Green

Apple gets greener, lighting more stores and data centers with renewable power

Apple Store Pasu Au Yeung Flickr
Image Credit: Pasu Au Yeung/Flickr

Apple continued its march down the path of sustainability today, boasting that it has switched to renewable energy for more than 120 of its retail stores in America, with an eye toward continuing that transition.

The company also highlighted in a story from Wired today that it has now moved its monolithic data centers off of coal and powers them exclusively with renewable sources.

The device manufacturer now relies on “new data centers powered by the sun and wind,” chief executive Tim Cook says in a new video, entitled “Better,” on the company’s website.

The video explains how Apple is striving to reduce its impact on climate change by finding ways to use greener materials in its products and find additional ways to limit its impact on the environment. Apple said the video was shot on location at Apple facilities.

For years Apple has worked to make the company eco-friendly, meaning that the negative impact its products have on the environment is minimal. Under Cook, that initiative seems to be growing. And the video shows Cook continuing to preach about the importance of companies to do more to halt climate change.

The transformation at Apple data centers has been gradual — a solar array and fuel cell farm here, some hydroelectric projects there, and some geothermal power elsewhere — but it adds up to a considerable shift, considering where Apple was at just a couple of years ago.
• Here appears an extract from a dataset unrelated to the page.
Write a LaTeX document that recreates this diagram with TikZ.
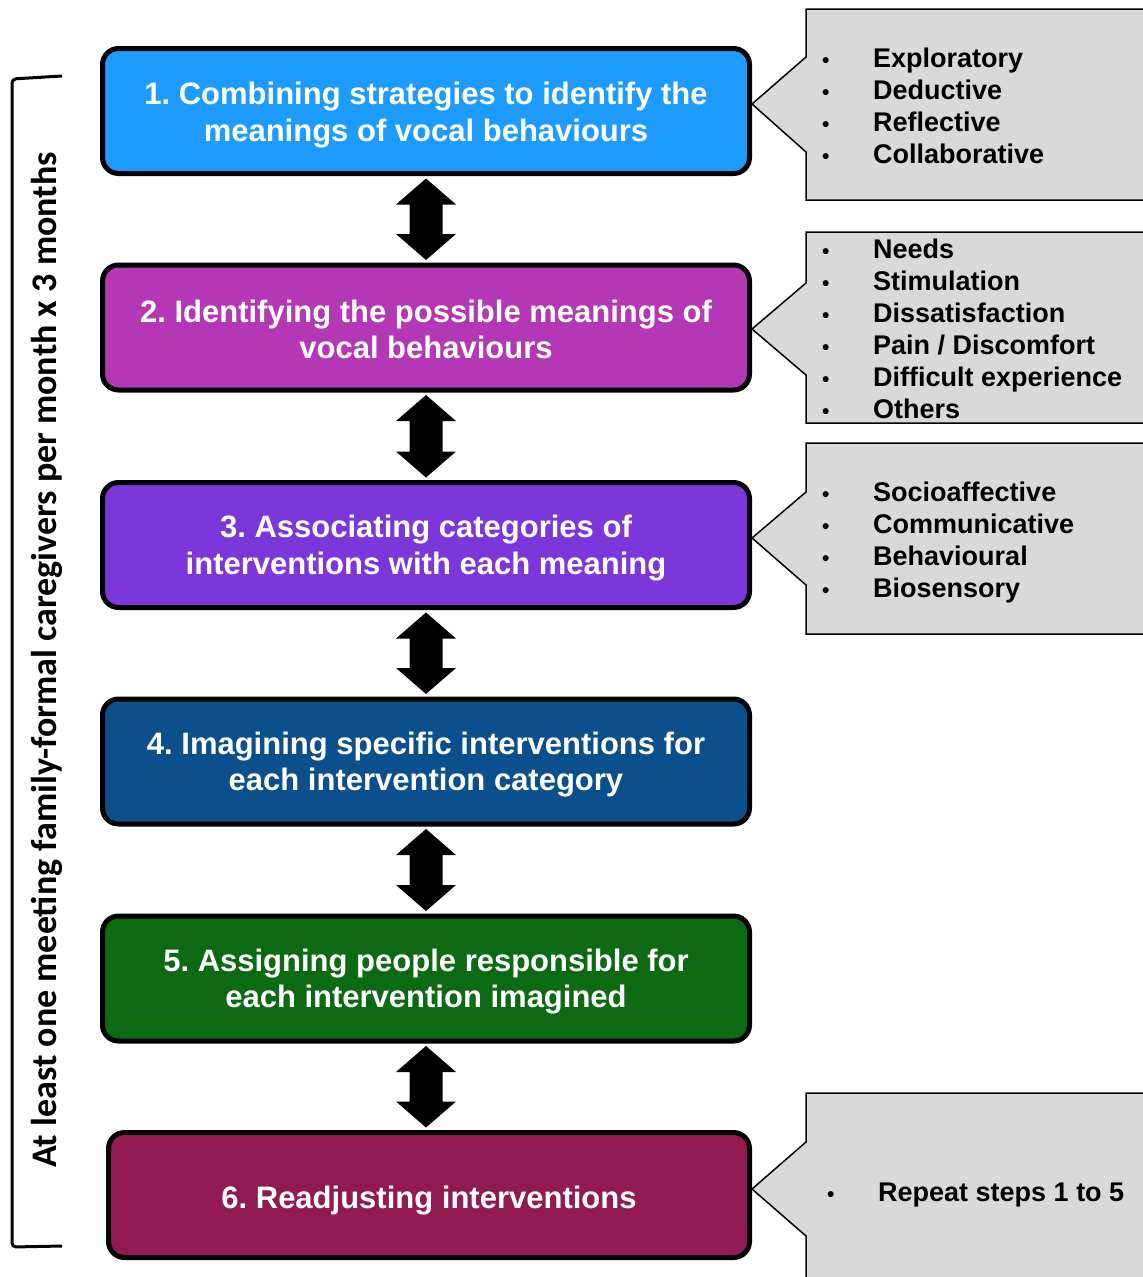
\documentclass[tikz,border=0pt]{standalone}
\usepackage{fontspec}
\setmainfont{Liberation Sans}
\newfontfamily\sidefont{Carlito}
\usetikzlibrary{calc,backgrounds}
\frenchspacing
\definecolor{cA}{HTML}{1E9BFF}
\definecolor{cB}{HTML}{B438B5}
\definecolor{cC}{HTML}{7C37DB}
\definecolor{cD}{HTML}{0B508C}
\definecolor{cE}{HTML}{0C6A12}
\definecolor{cF}{HTML}{911B50}
\definecolor{callgray}{HTML}{D9D9D9}
\tikzset{
  stepbox/.style={draw=black, line width=5pt, rounded corners=16pt, minimum width=647pt,
    minimum height=125pt, inner sep=0pt},
  steptext/.style={text=white, align=center, inner sep=0pt,
    font=\fontsize{31}{36.5}\selectfont\bfseries},
  callout/.style={fill=callgray, draw=black, line width=1.5pt, line join=miter},
  item/.style={anchor=base west, inner sep=0pt, font=\fontsize{27}{32}\selectfont\bfseries},
  dblarrow/.style={fill=black},
  bracket/.style={line width=3pt, rounded corners=4pt},
  sidelabel/.style={rotate=90, inner sep=0pt, font=\sidefont\bfseries\fontsize{36}{36}\selectfont},
}
\newcommand{\bul}[1]{\makebox[#1][l]{\fontsize{21}{21}\selectfont\textbullet}}
\newcommand{\dbl}[2]{\fill[dblarrow] ($(#1.south)+(0,2.5)$) -- ++(30,26) -- ++(-13.5,0)
  -- ($(#1.south |- #2.north)+(16.5,-28.5)$) -- ++(13.5,0) -- ($(#1.south |- #2.north)+(0,-2.5)$)
  -- ++(-30,-26) -- ++(13.5,0) -- ($(#1.south)+(-16.5,28.5)$) -- ++(-13.5,0) -- cycle;}
\begin{document}
\begin{tikzpicture}[x=1pt,y=-1pt]
\useasboundingbox (0,0) rectangle (1143,1277);

% step boxes
\node[stepbox, fill=cA] (b1) at (426,111) {};
\node[stepbox, fill=cB] (b2) at (426,327.5) {};
\node[stepbox, fill=cC] (b3) at (426,545) {};
\node[stepbox, fill=cD] (b4) at (426,761.5) {};
\node[stepbox, fill=cE] (b5) at (426,978.5) {};
\node[stepbox, fill=cF, minimum width=641pt] (b6) at (429,1195) {};

\node[steptext] (t1) at ($(b1.center)+(0,4)$) {1. Combining strategies to identify the\\meanings of vocal behaviours};
\node[steptext] (t2) at ($(b2.center)+(0,2)$) {2. Identifying the possible meanings of\\vocal behaviours};
\node[steptext] (t3) at ($(b3.center)+(0,3)$) {3. Associating categories of\\interventions with each meaning};
\node[steptext] (t4) at ($(b4.center)+(0,3)$) {4. Imagining specific interventions for\\each intervention category};
\node[steptext] (t5) at ($(b5.center)+(0,3)$) {5. Assigning people responsible for\\each intervention imagined};
\node[steptext] (t6) at ($(b6.center)+(0,6)$) {6. Readjusting interventions};

% double arrows
\dbl{b1}{b2}
\dbl{b2}{b3}
\dbl{b3}{b4}
\dbl{b4}{b5}
\dbl{b5}{b6}

% callouts
\begin{scope}[on background layer]
\draw[callout] (806,9) -- (1160,9) -- (1160,200) -- (806,200) -- (806,152) -- ($(b1.east)+(0,-7)$) -- (806,57) -- cycle;
\draw[callout] (806,232) -- (1160,232) -- (1160,423) -- (806,423) -- (806,375) -- ($(b2.east)+(0,1.5)$) -- (806,283) -- cycle;
\draw[callout] (806,443) -- (1160,443) -- (1160,634) -- (806,634) -- (806,585) -- ($(b3.east)+(0,-7)$) -- (806,492) -- cycle;
\draw[callout] (806,1093) -- (1160,1093) -- (1160,1300) -- (806,1300) -- (806,1236) -- ($(b6.east)+(0,-6)$) -- (806,1142) -- cycle;
\end{scope}

% callout texts
\foreach \t [count=\i] in {Exploratory, Deductive, Reflective, Collaborative}
  \node[item] (ca\i) at (822,{67+32*(\i-1)}) {\bul{51pt}\t};
\foreach \t [count=\i] in {Needs, Stimulation, Dissatisfaction, Pain / Discomfort, Difficult experience, Others}
  \node[item] (cb\i) at (822,{258+32*(\i-1)}) {\bul{51pt}\t};
\foreach \t [count=\i] in {Socioaffective, Communicative, Behavioural, Biosensory}
  \node[item] (cc\i) at (822,{501+32*(\i-1)}) {\bul{51pt}\t};
\node[item] (cd1) at (827,1201) {\bul{51pt}Repeat steps 1 to 5};

% bracket and side label
\draw[bracket] (62,76) -- (12,79) -- (12,1247) -- (62,1246);
\node[sidelabel] (side) at (47,660) {At least one meeting family-formal caregivers per month x 3 months};
\end{tikzpicture}
\end{document}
A few years ago, Greenpeace was calling Apple out for a lack of transparency and its decision-making about where to locate its data centers.

But given the progress in recent years, it’s not surprising to learn that Apple’s upcoming Cupertino, Calif., headquarters will run on completely renewable energy. And it seems only natural for Apple to have hired Lisa Jackson, formerly an administrator of the U.S. Environmental Protection Agency, as its vice president for environmental initiatives.

More headaches lie ahead for Jackson, Cook, and other Apple executives. When Apple says its facilities run exclusively on renewable energy, that figure doesn’t cover the supply chain for iPhones, iPads, MacBooks, and other gadgets. It’s unclear how long it could take to switch all of its suppliers to renewable power, if such a feat is even possible.

Nevertheless, running big server farms without consuming coal helps make Apple stand out among other giants of computing from a sustainability perspective, leaving major cloud providers like Amazon to catch up.